Entretien avec Gaguik Mouradian
Festival Est-Ouest : Quand avez vous débuté comme kamantchiste et quelle formation avez-vous ?
Gaguik Mouradian : J'ai débuté à l'âge de treize ans. Peut-être allez-vous me demander pourquoi si tard ? C'est parce qu'avant cela j'étais footballeur. Ce n'est qu'aprés avoir regardé le film "Sayat Nova "de Sergueï Paradjanov, que j'ai aimé le kamantcha. J'ai écouté le son, cela m'a beaucoup plu et j'ai voulu en jouer. Je peux dire que je suis devenu kamantchiste, parce que c'est Dieu qui l'a voulu. J'aime beaucoup le kamantcha, je me suis consacré à lui, et je le considère comme un instrument bon, très honnête et beau.
En ce qui concerne ma formation, j'ai fait mes études au Conservatoire National de Yérévan. J'ai joué avec presque tous les groupes arméniens. J'ai fait des tournées dans plusieurs pays d'Europe, aux États-Unis, au Canada.
FEO : Où avez-vous exercé comme kamantchiste ?
G.M. : J'ai travaillé dans l'Ensemble des instruments philarmoniques, dans l'Ensemble des chansons nationales des goussans (nom de ces anciens troubadours), dans l'Ensemble de la danse et de la chanson comme chef de la partie musicale.

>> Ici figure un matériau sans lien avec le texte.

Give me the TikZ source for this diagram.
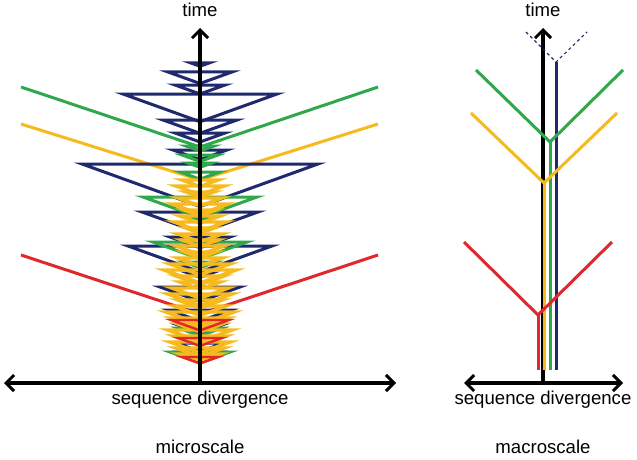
\documentclass[tikz,border=0pt]{standalone}
\usepackage{fontspec}
\setmainfont{Liberation Sans}
\usepackage{tikz}
\usetikzlibrary{arrows.meta}
\definecolor{navyT}{HTML}{1F2A6E}
\definecolor{greenT}{HTML}{2FA84B}
\definecolor{yellowT}{HTML}{F6BA1E}
\definecolor{redT}{HTML}{E0282C}

\begin{document}
\begin{tikzpicture}[x=1pt, y=-1pt,
  >={Straight Barb[length=8pt, width=16pt, line width=3pt]},
  ax/.style={line width=3.2pt, black},
  zz/.style={line width=3pt},
  br/.style={line width=3pt},
  lbl/.style={font=\fontsize{18.6}{22}\selectfont, anchor=base}
]
\fill[white] (0,0) rectangle (637,460);
\useasboundingbox (0,0) rectangle (637,460);

% microscale: axes
\coordinate (mb) at (200,383);
\coordinate (mt) at (200,28);
\coordinate (ml) at (4,383);
\coordinate (mr) at (396,383);

% microscale: long V lines, behind everything
\draw[br, greenT] (21,87) -- (200,147) -- (378,87);
\draw[br, yellowT] (21,124) -- (200,180) -- (378,124);
\draw[br, redT] (21,255) -- (200,314) -- (378,255);

% microscale: zigzags (y / half width)
\foreach \y/\w in {63/9, 72/32, 85/25, 94/77, 120/37, 133/25, 150/27, 164/118,
                   212/58, 237/30, 246/72, 273/12, 287/40, 310/31, 325/22, 343/24, 352/20}
  \draw[zz, navyT] ({200-\w},\y) -- ({200+\w},\y) -- (200,{\y+0.36*\w}) -- cycle;
\foreach \y/\w in {146/14, 155/18, 163/12, 172/20, 197/57, 218/12, 242/47, 262/16,
                   300/18, 328/22, 352/30}
  \draw[zz, greenT] ({200-\w},\y) -- ({200+\w},\y) -- (200,{\y+0.36*\w}) -- cycle;
\foreach \y/\w in {180/18, 186/24, 192/14, 198/22, 204/28, 210/16, 216/20, 222/26,
                   228/14, 234/22, 240/18, 246/24, 252/16, 258/22, 264/30, 270/36,
                   276/24, 282/20, 288/28, 294/32, 300/22, 306/26, 312/34, 318/28,
                   324/22, 330/32, 336/26, 342/30, 348/24, 354/20, 358/14}
  \draw[zz, yellowT, line width=3.4pt] ({200-\w},\y) -- ({200+\w},\y) -- (200,{\y+0.36*\w}) -- cycle;
\foreach \y/\w in {320/29, 338/22, 357/18}
  \draw[zz, redT, line width=2.4pt] ({200-\w},\y) -- ({200+\w},\y) -- (200,{\y+0.36*\w}) -- cycle;

\draw[ax, ->] (mb) -- (mt);
\draw[ax, <->] (ml) -- (mr);
\node[lbl] (mtime) at (200,17) {time};
\node[lbl] (mseq) at (200,404) {sequence divergence};
\node[lbl] (mname) at (200,453) {microscale};

% macroscale: axes
\coordinate (Mb) at (543,383);
\coordinate (Mt) at (543,28);
\coordinate (Ml) at (464,383);
\coordinate (Mr) at (623,383);
\draw[ax, ->] (Mb) -- (Mt);
\draw[ax, <->] (Ml) -- (Mr);

% macroscale: lineages
\coordinate (bv) at (556,62);
\coordinate (gv) at (550,142);
\coordinate (yv) at (544,183);
\coordinate (rv) at (538,315);
\draw[navyT, line width=1.1pt, dashed] (526,32) -- (bv) -- (587,32);
\draw[br, navyT] (bv) -- (556,370);
\draw[br, greenT] (476,70) -- (gv) -- (623,70);
\draw[br, greenT] (gv) -- (550,370);
\draw[br, yellowT] (471,113) -- (yv) -- (617,113);
\draw[br, yellowT] (yv) -- (544,370);
\draw[br, redT] (464,242) -- (rv) -- (612,242);
\draw[br, redT] (rv) -- (538,370);

\node[lbl] (Mtime) at (543,17) {time};
\node[lbl] (Mseq) at (543,404) {sequence divergence};
\node[lbl] (Mname) at (543,453) {macroscale};
\end{tikzpicture}
\end{document}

J'ai enseigné le kamantcha aux jeunes générations pour que l'instrument continue d'exister. En effet, en Arménie aujourd'hui il y a peu de personnes qui veulent apprendre à jouer du kamantcha. Les parents n'encouragent pas leurs enfants parce qu'ils trouvent que cela ne leur apportera pas d'avenir professionnel.
FEO : Que pouvez-vous nous raconter sur le kamantcha, instrument national arménien ?
G. M. : Le kamantcha est un instrument très répandu dans les pays de l'Est. Donc, on peut dire que c'est un instrument oriental. En ce qui concerne l'Arménie, le kamantcha y est répandu depuis si longtemps, qu'il est même impossible de s'en rappeler. Selon les informations qui nous sont parvenues, le kamantcha est apparu en Arménie au dixième siècle. A l'époque c'était un instrument très aimé en Arménie. Vous savez, comme nous avons Sayat-Nova, un troubadour arménien qui jouait du kamantcha, nous nous permettons de le considérer comme un instrument arménien, mais comme c'est un instrument oriental, tous les peuples de l'Est peuvent dire que le kamantcha est le leur.
Jusqu'en 1909, le kamantcha avait trois cordes, mais en 1910 le virtuose kamantchiste arménien Hovhannes Hovhannissian lui a ajouté la quatrième corde, pour que les possibilités techniques augmentent et pour qu'on puisse jouer des choses plus difficiles, plus complexe. A l'époque des troubadours il y avait un concours, appelé "medjlis "où les troubadours arméniens trouvaient un grand succés. C'est pourquoi les chahs perses invitaient toujours les kamantchistes arméniens pour qu'ils jouent pendant leurs soirées.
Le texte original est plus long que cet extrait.